TASK REQUIREMENTS:
Please, without the pictures, retype exactly the lines from the start of the material through the line that holds "from bokeh.resources import INLINE".

MATERIAL:
━━━━━━━━

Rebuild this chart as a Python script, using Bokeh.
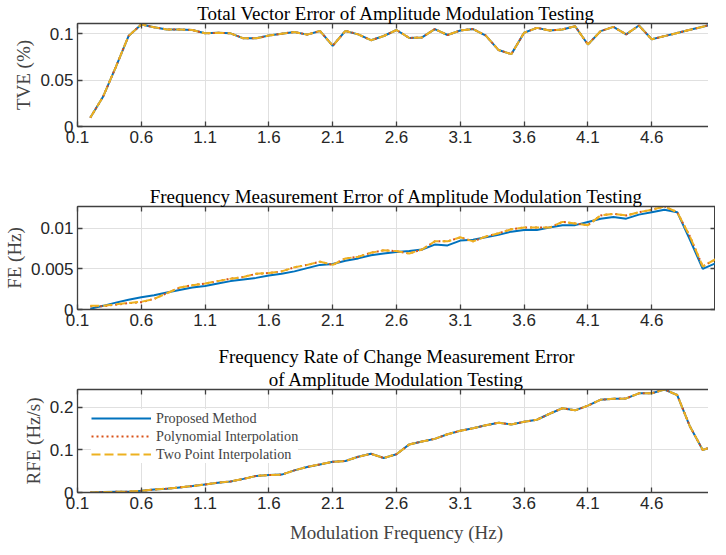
from bokeh.plotting import figure
from bokeh.layouts import column
from bokeh.models import FixedTicker, LinearAxis, Range1d, Title
from bokeh.embed import file_html
from bokeh.resources import INLINE

# ---------------- data ----------------
freq = [0.2, 0.3, 0.4, 0.5, 0.6, 0.7, 0.8, 0.9, 1.0, 1.1,
        1.2, 1.3, 1.4, 1.5, 1.6, 1.7, 1.8, 1.9, 2.0, 2.1,
        2.2, 2.3, 2.4, 2.5, 2.6, 2.7, 2.8, 2.9, 3.0, 3.1,
        3.2, 3.3, 3.4, 3.5, 3.6, 3.7, 3.8, 3.9, 4.0, 4.1,
        4.2, 4.3, 4.4, 4.5, 4.6, 4.7, 4.8, 4.9, 5.0, 5.1]

tve_proposed = [0.0095, 0.032, 0.064, 0.0975, 0.110, 0.107, 0.1046, 0.1046, 0.104, 0.1004,
                0.101, 0.1004, 0.095, 0.095, 0.098, 0.100, 0.1018, 0.099, 0.103, 0.087,
                0.103, 0.0993, 0.093, 0.0975, 0.104, 0.0954, 0.096, 0.105, 0.0986, 0.1035,
                0.105, 0.098, 0.0824, 0.078, 0.101, 0.1063, 0.1035, 0.1046, 0.108, 0.0884,
                0.1028, 0.1074, 0.0993, 0.1088, 0.094, 0.0974, 0.1008, 0.1042, 0.1076, 0.111]
tve_polynomial = [0.0095, 0.032, 0.064, 0.0975, 0.110, 0.107, 0.1046, 0.1046, 0.104, 0.1004,
                  0.101, 0.1004, 0.095, 0.095, 0.098, 0.100, 0.1018, 0.099, 0.103, 0.087,
                  0.103, 0.0993, 0.093, 0.0975, 0.104, 0.0954, 0.096, 0.105, 0.0986, 0.1035,
                  0.105, 0.098, 0.0824, 0.078, 0.101, 0.1063, 0.1035, 0.1046, 0.108, 0.0884,
                  0.1028, 0.1074, 0.0993, 0.1088, 0.094, 0.0974, 0.1008, 0.1042, 0.1076, 0.111]
tve_twopoint = [0.0095, 0.032, 0.064, 0.0975, 0.110, 0.107, 0.1046, 0.1046, 0.104, 0.1004,
                0.101, 0.1004, 0.095, 0.095, 0.098, 0.100, 0.1018, 0.099, 0.103, 0.087,
                0.103, 0.0993, 0.093, 0.0975, 0.104, 0.0954, 0.096, 0.105, 0.0986, 0.1035,
                0.105, 0.098, 0.0824, 0.078, 0.101, 0.1063, 0.1035, 0.1046, 0.108, 0.0884,
                0.1028, 0.1074, 0.0993, 0.1088, 0.094, 0.0974, 0.1008, 0.1042, 0.1076, 0.111]

fe_proposed = [0.0001, 0.00045, 0.00085, 0.0012, 0.0015, 0.00175, 0.0021, 0.0024, 0.0027, 0.0029,
               0.0032, 0.0035, 0.0037, 0.0039, 0.0042, 0.0044, 0.0047, 0.0051, 0.0055, 0.0056,
               0.0060, 0.0063, 0.0067, 0.0069, 0.0071, 0.0072, 0.0074, 0.0080, 0.0079, 0.0085,
               0.0086, 0.0089, 0.0092, 0.0096, 0.0098, 0.0098, 0.0101, 0.0104, 0.0104, 0.0108,
               0.0112, 0.0114, 0.0112, 0.0117, 0.0120, 0.0123, 0.0120, 0.0086, 0.0050, 0.0057]
fe_polynomial = [0.0004, 0.0004, 0.0006, 0.00078, 0.0009, 0.0013, 0.0020, 0.0027, 0.0030, 0.0032,
                 0.0035, 0.0038, 0.0040, 0.0044, 0.0045, 0.0047, 0.0052, 0.0055, 0.0059, 0.0055,
                 0.0063, 0.0065, 0.0070, 0.0073, 0.0072, 0.0069, 0.0074, 0.0084, 0.0084, 0.0089,
                 0.0084, 0.0090, 0.0094, 0.0099, 0.0101, 0.0101, 0.0101, 0.0108, 0.0106, 0.0104,
                 0.0116, 0.0118, 0.0116, 0.0120, 0.0123, 0.0127, 0.0120, 0.0090, 0.0053, 0.0062]
fe_twopoint = [0.00045, 0.00045, 0.00065, 0.0008, 0.00095, 0.0013, 0.0020, 0.0027, 0.0030, 0.0032,
               0.0035, 0.0038, 0.0040, 0.0044, 0.0045, 0.0047, 0.0052, 0.0055, 0.0059, 0.0055,
               0.0063, 0.0065, 0.0070, 0.0073, 0.0072, 0.0069, 0.0074, 0.0084, 0.0084, 0.0089,
               0.0084, 0.0090, 0.0094, 0.0099, 0.0101, 0.0101, 0.0101, 0.0108, 0.0106, 0.0104,
               0.0116, 0.0118, 0.0116, 0.0120, 0.0123, 0.0127, 0.0120, 0.0090, 0.0053, 0.0062]

rfe_proposed = [0.0, 0.001, 0.0015, 0.002, 0.004, 0.007, 0.009, 0.012, 0.015, 0.019,
                0.023, 0.026, 0.032, 0.039, 0.041, 0.042, 0.052, 0.060, 0.066, 0.072,
                0.074, 0.084, 0.091, 0.081, 0.090, 0.113, 0.120, 0.126, 0.137, 0.145,
                0.151, 0.158, 0.164, 0.160, 0.166, 0.171, 0.185, 0.198, 0.193, 0.204,
                0.218, 0.220, 0.221, 0.233, 0.233, 0.242, 0.229, 0.155, 0.100, 0.110]
rfe_polynomial = [0.0, 0.001, 0.0015, 0.002, 0.004, 0.007, 0.009, 0.012, 0.015, 0.019,
                  0.023, 0.026, 0.032, 0.039, 0.041, 0.042, 0.052, 0.060, 0.066, 0.072,
                  0.074, 0.084, 0.091, 0.081, 0.090, 0.113, 0.120, 0.126, 0.137, 0.145,
                  0.151, 0.158, 0.164, 0.160, 0.166, 0.171, 0.185, 0.198, 0.193, 0.204,
                  0.218, 0.220, 0.221, 0.233, 0.233, 0.242, 0.229, 0.155, 0.100, 0.110]
rfe_twopoint = [0.0, 0.001, 0.0015, 0.002, 0.004, 0.007, 0.009, 0.012, 0.015, 0.019,
                0.023, 0.026, 0.032, 0.039, 0.041, 0.042, 0.052, 0.060, 0.066, 0.072,
                0.074, 0.084, 0.091, 0.081, 0.090, 0.113, 0.120, 0.126, 0.137, 0.145,
                0.151, 0.158, 0.164, 0.160, 0.166, 0.171, 0.185, 0.198, 0.193, 0.204,
                0.218, 0.220, 0.221, 0.233, 0.233, 0.242, 0.229, 0.155, 0.100, 0.110]

x_ticks = [0.1, 0.6, 1.1, 1.6, 2.1, 2.6, 3.1, 3.6, 4.1, 4.6]
x_tick_labels = ["0.1", "0.6", "1.1", "1.6", "2.1", "2.6", "3.1", "3.6", "4.1", "4.6"]
tve_ticks = [0, 0.05, 0.1]
tve_tick_labels = ["0", "0.05", "0.1"]
fe_ticks = [0, 0.005, 0.01]
fe_tick_labels = ["0", "0.005", "0.01"]
rfe_ticks = [0, 0.1, 0.2]
rfe_tick_labels = ["0", "0.1", "0.2"]

series_names = ["Proposed Method", "Polynomial Interpolation", "Two Point Interpolation"]

# ---------------- style ----------------
BLUE = "#0072BD"
RED = "#D95319"
ORANGE = "#EDB120"
AXC = "#404040"
GRIDC = "#e0e0e0"
SERIF = "Liberation Serif"
SANS = "Liberation Sans"
FW = 638
FH = 103


def style_axis(ax, ticks, labels, show_labels=True):
    ax.ticker = FixedTicker(ticks=ticks)
    ax.axis_line_color = AXC
    ax.axis_line_width = 1.3
    ax.major_tick_line_color = AXC
    ax.major_tick_line_width = 1.3
    ax.major_tick_in = 5
    ax.major_tick_out = 0
    ax.minor_tick_line_color = None
    ax.major_label_text_font = SANS
    if show_labels:
        ax.major_label_overrides = {t: l for t, l in zip(ticks, labels)}
        ax.major_label_text_color = "#262626"
        ax.major_label_text_font_size = "17px"
        ax.major_label_standoff = 4
    else:
        ax.major_label_overrides = {t: "" for t in ticks}
        ax.major_label_text_color = None
        ax.major_label_text_font_size = "1px"
        ax.major_label_standoff = 0


def make_title(text):
    return Title(text=text, align="center", text_font=SERIF, text_font_size="19px",
                 text_font_style="normal", text_color="black", standoff=0)


def make_fig(title_lines, ylabel, yticks, ylabels, ymax, top, bottom, xlabel=None):
    p = figure(frame_width=FW, frame_height=FH,
               x_range=Range1d(0.1, 5.1), y_range=Range1d(0, ymax),
               output_backend="svg", toolbar_location=None,
               min_border_left=70, min_border_right=0,
               min_border_top=top, min_border_bottom=bottom)
    p.title.visible = False

    style_axis(p.xaxis[0], x_ticks, x_tick_labels)
    style_axis(p.yaxis[0], yticks, ylabels)
    p.yaxis[0].axis_label = ylabel
    p.yaxis[0].axis_label_text_font = SERIF
    p.yaxis[0].axis_label_text_font_size = "19px"
    p.yaxis[0].axis_label_text_font_style = "normal"
    p.yaxis[0].axis_label_standoff = 3
    if xlabel:
        p.xaxis[0].axis_label = xlabel
        p.xaxis[0].axis_label_text_font = SERIF
        p.xaxis[0].axis_label_text_font_size = "19px"
        p.xaxis[0].axis_label_text_font_style = "normal"
        p.xaxis[0].axis_label_standoff = 10

    p.xgrid.ticker = FixedTicker(ticks=x_ticks)
    p.ygrid.ticker = FixedTicker(ticks=yticks)
    p.xgrid.grid_line_color = GRIDC
    p.ygrid.grid_line_color = GRIDC

    top_ax = LinearAxis()
    style_axis(top_ax, x_ticks, x_tick_labels, show_labels=False)
    p.add_layout(top_ax, "above")
    right_ax = LinearAxis()
    style_axis(right_ax, yticks, ylabels, show_labels=False)
    p.add_layout(right_ax, "right")

    # lines listed bottom-most (closest to frame) first
    for line in reversed(title_lines):
        p.add_layout(make_title(line), "above")

    p.outline_line_color = AXC
    p.background_fill_color = "white"
    p.border_fill_color = "white"
    return p


def add_lines(p, y1, y2, y3, legend=False):
    kw1 = dict(legend_label=series_names[0]) if legend else {}
    kw2 = dict(legend_label=series_names[1]) if legend else {}
    kw3 = dict(legend_label=series_names[2]) if legend else {}
    p.line(freq, y1, line_color=BLUE, line_width=2, **kw1)
    p.line(freq, y2, line_color=RED, line_width=2, line_dash="2 3", **kw2)
    p.line(freq, y3, line_color=ORANGE, line_width=2, line_dash="9 4", **kw3)


p1 = make_fig(["Total Vector Error of Amplitude Modulation Testing"], "TVE (%)",
              tve_ticks, tve_tick_labels, 0.111, 19, 30)
add_lines(p1, tve_proposed, tve_polynomial, tve_twopoint)

p2 = make_fig(["Frequency Measurement Error of Amplitude Modulation Testing"], "FE (Hz)",
              fe_ticks, fe_tick_labels, 0.0127, 50, 30)
add_lines(p2, fe_proposed, fe_polynomial, fe_twopoint)

p3 = make_fig(["Frequency Rate of Change Measurement Error",
               "of Amplitude Modulation Testing"],
              "RFE (Hz/s)", rfe_ticks, rfe_tick_labels, 0.242, 50, 50,
              xlabel="Modulation Frequency (Hz)")
add_lines(p3, rfe_proposed, rfe_polynomial, rfe_twopoint, legend=True)

lg = p3.legend[0]
lg.location = (29, 29)
lg.border_line_color = None
lg.background_fill_color = "white"
lg.background_fill_alpha = 1.0
lg.label_text_font = SERIF
lg.label_text_font_size = "14.2px"
lg.glyph_width = 60
lg.glyph_height = 18
lg.label_height = 18
lg.spacing = 0
lg.padding = 4
lg.margin = 0
lg.label_standoff = 5

layout = column(p1, p2, p3, spacing=0)

open("out.html", "w").write(file_html(layout, INLINE))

━━━━━━━━

REPLY:
Rebuild this chart as a Python script, using Bokeh.
from bokeh.plotting import figure
from bokeh.layouts import column
from bokeh.models import FixedTicker, LinearAxis, Range1d, Title
from bokeh.embed import file_html
from bokeh.resources import INLINE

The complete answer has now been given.